Rating: 5/5 Rueful Regrets
Give me the short version: As the world falls to bits, the skeleton crew of the refinery Kasker Rampart are left despairing and marooned. But the icy worst is about to get a whole lot grimmer.
Know what I love? Adventure. And the arctic. Strong conflicted characters, pseudoscience, and doomsday scenarios. So really, Outpost brought all the juiciness to the table. The turkey with the trimmings is protagonist (you'd hesitate to say hero, then feel bad not to) Jane. Written with the sort of scathing, brutal self-regard that people deploy but rarely admit to, reading Jane is a sort of guilty pleasure. Human first, then female second and in no way what you'd expect, she's the sort of character I'd like to see a whole lot more of. It's incredibly easy to picture Outpost being made into a film. Action sequences are carried off with a grand cinematic flair; and there are plenty of them, with bold new elements springing at you from every direction. Under a lesser-skilled hand than Mr Baker's it might well have turned out a confusing mash, but he keeps the snowball rolling neatly and decisively toward the conclusion. I'd recommend Outpost for reading anytime, but especially holiday-reading. The relentless ride it takes you on is particularly suited to that hectic, excited mood that comes with stepping out of the everyday, and the sense that anything could happen.

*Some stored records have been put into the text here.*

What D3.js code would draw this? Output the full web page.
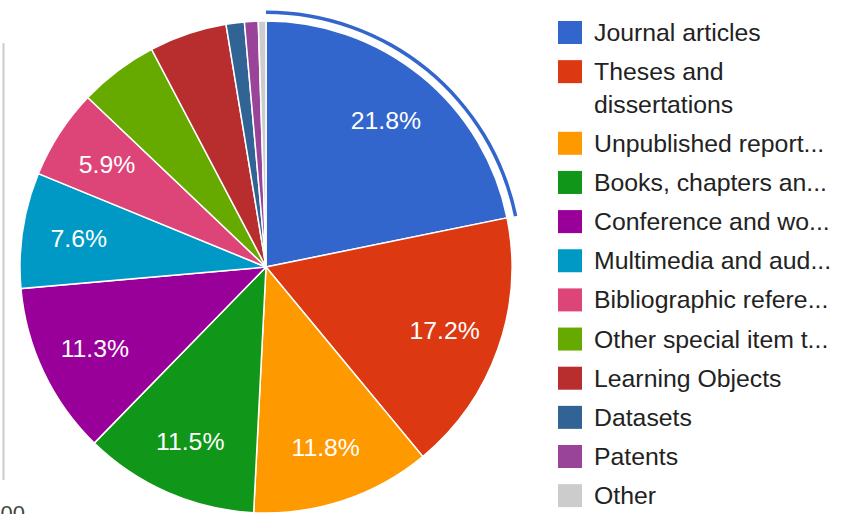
<!DOCTYPE html>
<html>
<head>
<meta charset="utf-8">
<script src="https://cdn.jsdelivr.net/npm/d3@7"></script>
<style>
  html, body { margin: 0; padding: 0; background: #fff; }
  svg { display: block; }
  text { font-family: "Liberation Sans", Arial, sans-serif; }
</style>
</head>
<body>
<svg id="chart" width="844" height="514"></svg>
<script>
// ---- data ----
const categories = [
  "Journal articles",
  "Theses and dissertations",
  "Unpublished report...",
  "Books, chapters an...",
  "Conference and wo...",
  "Multimedia and aud...",
  "Bibliographic refere...",
  "Other special item t...",
  "Learning Objects",
  "Datasets",
  "Patents",
  "Other"
];
const legendLines = [
  ["Journal articles"],
  ["Theses and", "dissertations"],
  ["Unpublished report..."],
  ["Books, chapters an..."],
  ["Conference and wo..."],
  ["Multimedia and aud..."],
  ["Bibliographic refere..."],
  ["Other special item t..."],
  ["Learning Objects"],
  ["Datasets"],
  ["Patents"],
  ["Other"]
];
const percentages = [21.8, 17.2, 11.8, 11.5, 11.3, 7.6, 5.9, 5.2, 5.1, 1.2, 0.9, 0.5];
const colors = ["#3366cc", "#dc3912", "#ff9900", "#109618", "#990099", "#0099c6",
                "#dd4477", "#66aa00", "#b82e2e", "#316395", "#994499", "#cccccc"];
const highlighted = 0;        // slice with the hover ring
const labelMinPercent = 5.5;  // slices smaller than this carry no text
const axisStubLabel = "500";

// ---- layout ----
const svg = d3.select("#chart");
const cx = 266, cy = 267, r = 246;
const fontSize = 24.8;

const data = categories.map((c, i) => ({ name: c, value: percentages[i], color: colors[i], lines: legendLines[i] }));

const pie = d3.pie().value(d => d.value).sort(null);
const arcs = pie(data);
const arc = d3.arc().innerRadius(0).outerRadius(r);
const labelArc = d3.arc().innerRadius(r * 0.77).outerRadius(r * 0.77);
const ringArc = d3.arc().innerRadius(r + 7).outerRadius(r + 10.5);

// stub of a neighbouring chart at the left edge
svg.append("line")
  .attr("x1", 3.5).attr("x2", 3.5).attr("y1", 43).attr("y2", 480)
  .attr("stroke", "#cccccc").attr("stroke-width", 2);
svg.append("text")
  .attr("x", 25).attr("y", 521)
  .attr("text-anchor", "end")
  .attr("font-size", 22)
  .attr("fill", "#444444")
  .text(axisStubLabel);

const g = svg.append("g").attr("transform", `translate(${cx},${cy})`);

g.selectAll("path.slice")
  .data(arcs)
  .join("path")
  .attr("class", "slice")
  .attr("d", arc)
  .attr("fill", d => d.data.color)
  .attr("stroke", "#ffffff")
  .attr("stroke-width", 1.5);

g.append("path")
  .attr("d", ringArc(arcs[highlighted]))
  .attr("fill", colors[highlighted]);

g.selectAll("text.pct")
  .data(arcs.filter(d => d.data.value >= labelMinPercent))
  .join("text")
  .attr("class", "pct")
  .attr("transform", d => `translate(${labelArc.centroid(d)})`)
  .attr("text-anchor", "middle")
  .attr("dy", "0.36em")
  .attr("font-size", fontSize)
  .attr("fill", "#ffffff")
  .text(d => d.data.value.toFixed(1) + "%");

// ---- legend ----
const legX = 558, txtX = 594;
const itemGap = 39.15, lineGap = 32.5;
let y = 21;
data.forEach(d => {
  svg.append("rect")
    .attr("x", legX).attr("y", y)
    .attr("width", 24).attr("height", 23)
    .attr("fill", d.color);
  d.lines.forEach((ln, k) => {
    svg.append("text")
      .attr("x", txtX).attr("y", y + 20 + k * lineGap)
      .attr("font-size", fontSize)
      .attr("fill", "#222222")
      .text(ln);
  });
  y += itemGap + (d.lines.length - 1) * lineGap;
});
</script>
</body>
</html>
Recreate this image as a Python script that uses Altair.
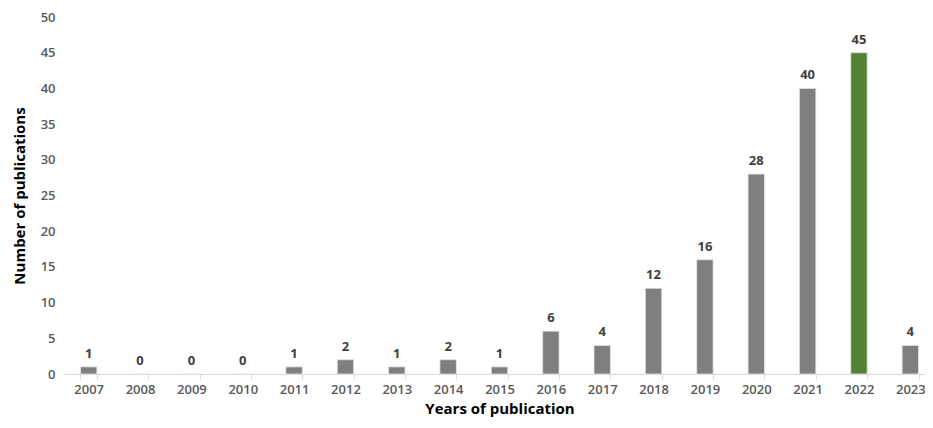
import altair as alt
import pandas as pd

years = ["2007", "2008", "2009", "2010", "2011", "2012", "2013", "2014", "2015",
         "2016", "2017", "2018", "2019", "2020", "2021", "2022", "2023"]
counts = [1, 0, 0, 0, 1, 2, 1, 2, 1, 6, 4, 12, 16, 28, 40, 45, 4]
highlight = ["2022"]

df = pd.DataFrame({"year": years, "count": counts})
df["hl"] = df["year"].isin(highlight).map({True: "yes", False: "no"})

font = "Open Sans"

x = alt.X("year:N", sort=years, title="Years of publication",
          scale=alt.Scale(paddingInner=0.68, paddingOuter=0.34, range=[0, 873]),
          axis=alt.Axis(labelAngle=0, labelFont=font, labelFontSize=13, labelFontWeight=600,
                        labelColor="#595959", labelPadding=4,
                        domainColor="#d9d9d9", tickColor="#d9d9d9", tickSize=5, tickBand="extent",
                        titleFont=font, titleFontSize=15, titleFontWeight="bold", titleColor="#000000",
                        titlePadding=5))
y = alt.Y("count:Q", title="Number of publications",
          scale=alt.Scale(domain=[0, 50], nice=False),
          axis=alt.Axis(values=list(range(0, 51, 5)), grid=False, domain=False, ticks=False,
                        labelOverlap=False,
                        labelFont=font, labelFontSize=13, labelFontWeight=600,
                        labelColor="#595959", labelPadding=8,
                        titleFont=font, titleFontSize=15, titleFontWeight="bold", titleColor="#000000",
                        titlePadding=13))

bars = alt.Chart(df).mark_bar(stroke="#e6e6e6", strokeWidth=0.8).encode(
    x=x, y=y,
    color=alt.Color("hl:N", scale=alt.Scale(domain=["no", "yes"], range=["#7f7f7f", "#548235"]),
                    legend=None),
)

labels = alt.Chart(df).mark_text(dy=-13, font=font, fontSize=13, fontWeight="bold",
                                 color="#404040").encode(
    x=x, y=y, text="count:Q")

chart = (bars + labels).properties(
    width=862, height=357,
    autosize=alt.AutoSizeParams(type="none"),
    padding={"left": 55, "top": 9, "right": 0, "bottom": 46},
).configure_view(stroke=None).configure_axis(labelOverlap=False)

chart.save("out.html", embed_options={"renderer": "svg", "actions": False})
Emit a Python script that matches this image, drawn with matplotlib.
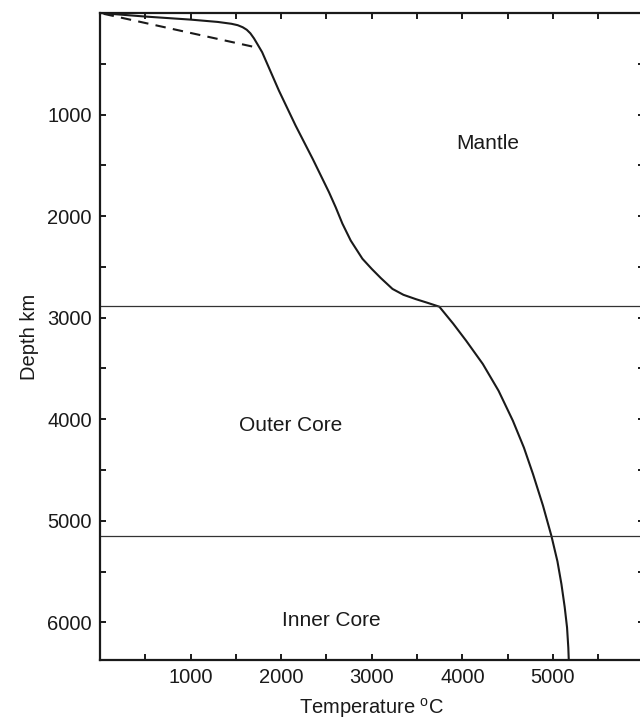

"What's your name?" "Simon." "You've got to move, Simon. You have to put on your skis and move. You have to get your team to the main island. We can reach you from there. We can pick you up." "It's too much." "You've got to dig deep, dude. The weather will lift in a few hours, but there's more moving in. You're only getting weaker. It will be sunrise soon. You're the leader. Get your team ready to travel. Whatever you have to do."